Prolly about 16 MB of intelligent read-ahead cache would make more sense for the "Ultimate" CD-ROM. The queueing of the disk to cache would take about four minutes on even the fastest readers, and most (non gaming/music) applications of the CD-ROM are installation. A four minute wait for a three minute improvement on an installation would be, in most folks eyes, unacceptable.

Most of what you consider slow access is likely caused by having to spin the drive up, not access speed.

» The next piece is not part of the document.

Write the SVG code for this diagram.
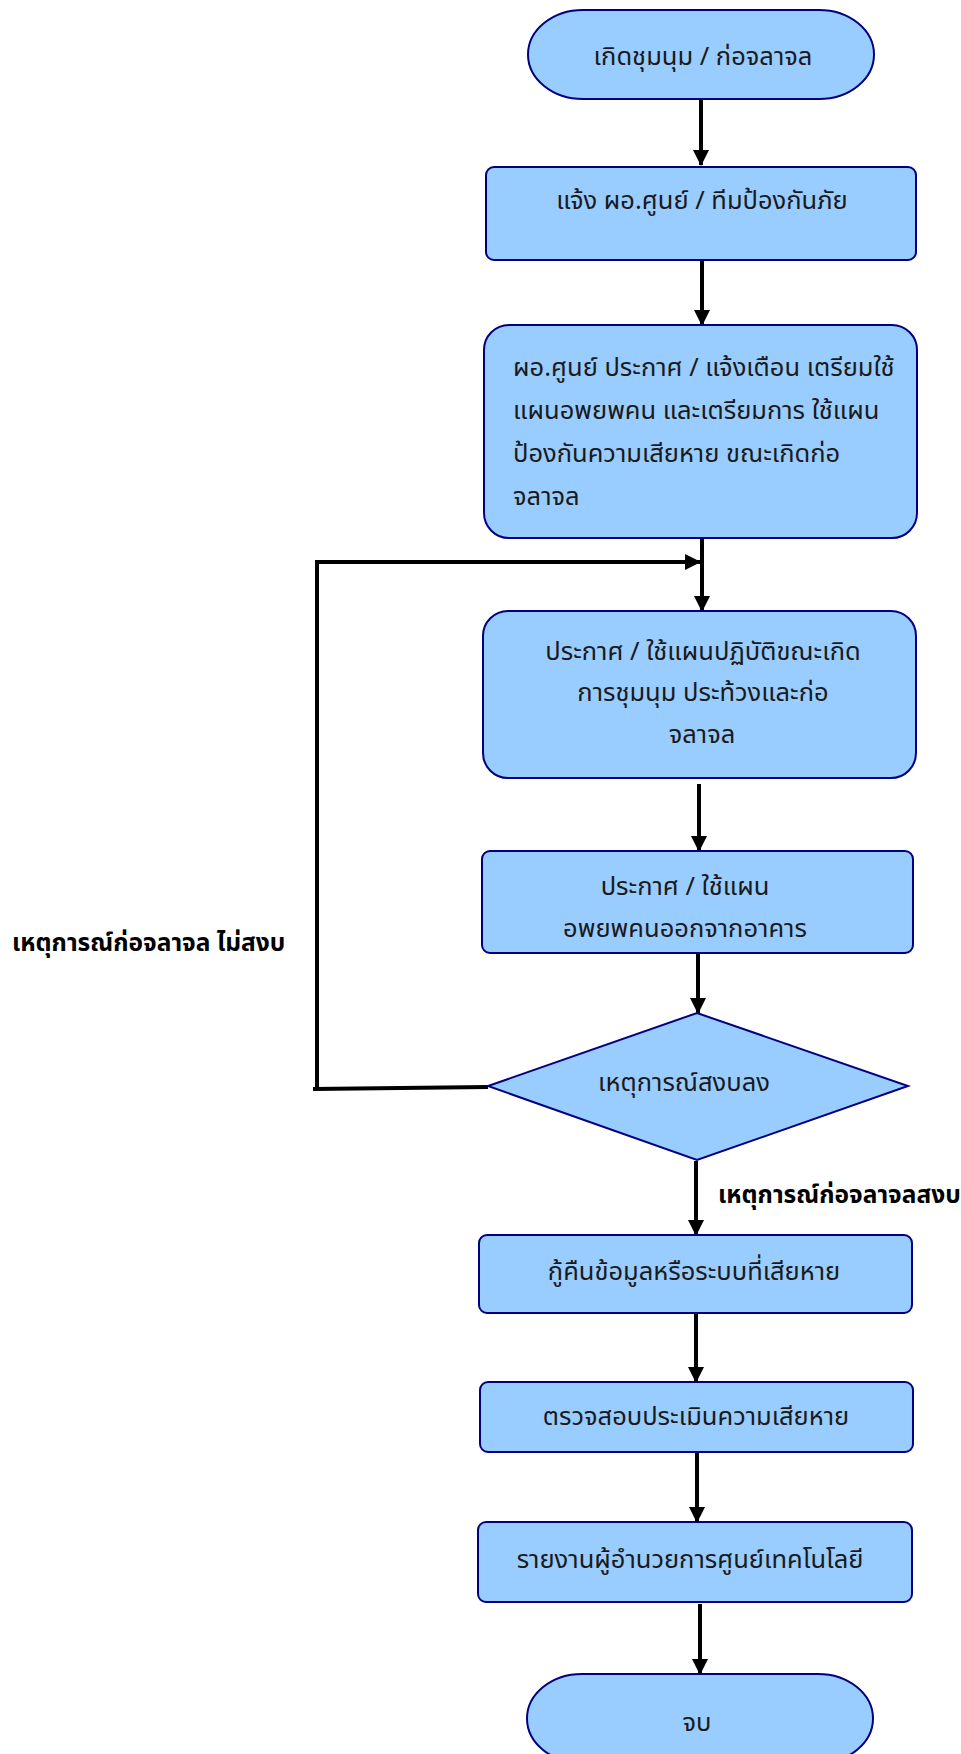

In Half-Life, this reared its ugly head when the music kicked on and paused the game (on my computer) for about 2-3 seconds.

Not only would cache be more efficient (best bang for the buck), but a CD that can hold 650, 700 or 800MB of information actually holds much more in the form of error correction - which is why you'll see ISOs that are apparently larger than the data they hold.

You would need to copy this error info to the memory as well since many copy protection schemes rely on it.

A GB of memory isn't too expensive now, but most cd-rom access is less than a few MB, so it would actually be less effective to spend the 2 minutes or so to copy the entire CD to the memory. It would be better, since HD space is /so/ much cheaper to use a virtual CD program that puts the image on the HD, and simulates one or more CD-ROM drives. Then you are relieved of even the burden of putting the CD into the drive when you want to play.

The original idea expressed on this node is not merely a simple yet massive application of the idea of a RAM disk. That would have its advantages, but it would also have a probably unacceptable extended read-in period during which other system activities would be suspended because of the data bus being used by the conventional CD-ROM drive that lies at the foundation of the virtual device.

This 'ultimate CDROM drive' is not that. This would use its own bank of RAM, not competing for time on the data bus. Then it can be reading in the data while you're doing other things. I mean other things on your computer. The computer won't even realize that the CD-ROM is working away at mirroring the CD on RAM. Sure, it will be a few minutes before the steady-state ultra-rapid access kicks in completely, but in the mean time it won't be slower than otherwise (because it can set aside the reading-in for a few moments to give you a requested page off the CD). After the read-in period it'll be zippy indeed!